Sunday, March 31, 2019

What Is God's Will?

If God would just tell me what His will was, I would do it.”

Would you, though?

That question of itself could make an entire meditation.  However, look again at this phrase in another form:

What does God want me to do?”

If I had the proverbial penny for every time this phrase had been asked or spoken, I would be rich indeed.  Even the number of times I have heard it in my own life would make a weighty pile (and that of course includes its origin in my own mind or mouth).

Take a third look at it:

I don't understand why God won't just tell me what He wants me to do. I keep asking Him and asking Him.”

As with most aspects of our lives, there are two movements at work here.  The first is good: we turn toward God and ask Him what He wants, so there is a stirring of our hearts for God and a desire to be open to His will.

The second, however, often undermines the first.  Because we are so focused upon asking God what He wants of us, we fail to recognize what He is actually telling us through what is happening to us in each moment and what He is speaking through the silence in our hearts. Our failure originates from a misconception about what God's will means.  We think of it as something we do.  In becoming focused on God's will as something we do, we are looking for, in modern business parlance, “action items.”  Now that sort of perspective lies not too far off from the approach of Pelagianism which places salvation within the reach of our own actions instead of as our acceptance of unmerited grace given freely by our loving God.

Thus, like every other temptation it focuses us on ourselves instead of on God.  We become fixated on wanting to do the exact right thing and fearing that if we fail we will ruin God's plan for our lives.

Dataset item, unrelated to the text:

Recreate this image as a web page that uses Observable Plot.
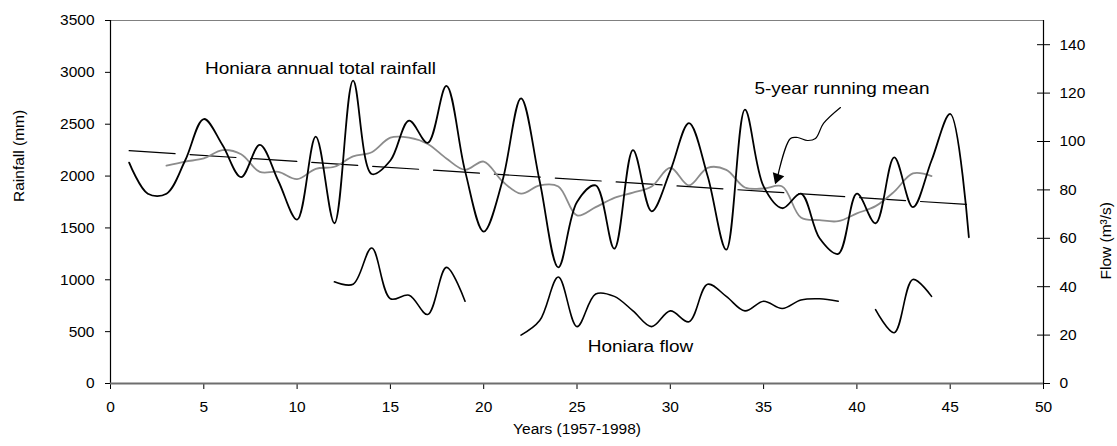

Do you really think you have the power to ruin the plans of the OMNIPOTENT GOD?

I somehow doubt it.

Why then do we look outward?  Why do we seek the will of God in anything other than what He is giving us in the present moment?

In some sense it is because we are not happy in the moment.  We feel unable to bear whatever suffering happens to be our lot, either sickness of ourselves or loved ones, the loss of a job or work that makes us miserable, our plans falling apart, friends failing or betraying us, the death of someone we hold dear, a loved one following the wrong path....  The list could go on and on.

In all these things, we experience inner conflict because we know that things are not as they should be—as they were meant to be.  In short, because it is not yet heaven.

Consequently, we flee from these struggles, seeking solutions everywhere but in the depths of our hearts where God resides—where heaven begins to sprout like the mustard tree.  Saint Augustine put it so well in his much-quoted words: “Our hearts are restless until they rest in Thee.”

The path of abandoning oneself to God's Providence offers the pathway to that rest.

Now often when people begin to think of abandoning themselves to God and accepting His will in every moment, they understand a sort of resignation or giving up on doing anything.  There enter cynicism.

Perhaps the best way to look at it is to understand our own will as a reflection of God's will since we were after all created in His image and likeness.  When we speak of His will, we can refer to His passive will and to His active will.  The latter means what He directly wills, as for example His creation of the world or the working of miracles.  The former encompasses all that He allows to happen without directly willing it, including any of the evils in the world, and which He permits in order to bring about a greater good, as He did with the Crucifixion.

In our own lives it is much the same.  We actively will certain things, seeking to do what is good and to grow in virtue.  That is easy enough to understand.

What about our passive will, however?

Certainly it is harder to understand—and harder to live—but ultimately it is where we become most united with God, for HE IS.  Remember He called Himself I-AM-WHO-AM, for He is being itself, existence itself.  Thus accepting what is means accepting His presence in each moment.

There is a piece of folk wisdom that says that one first has to admit to having a problem in order to begin to be able to change it.  Similarly, when we accept our current situation as it is things often do begin to change.  Even if the external situation remains the same, our hearts become transformed within us, our minds become converted.

Therefore, let us accept whatever is in our lives not in order to become bitter and resigned and stoic about it, but because we thereby choose to believe that our Beloved Father will bring about a greater good through it, that Christ is present with us through it, and that the Holy Spirit works our salvation through it.  Let us embrace everything that happens to us then in order to become one with the Holy Trinity at work in that moment.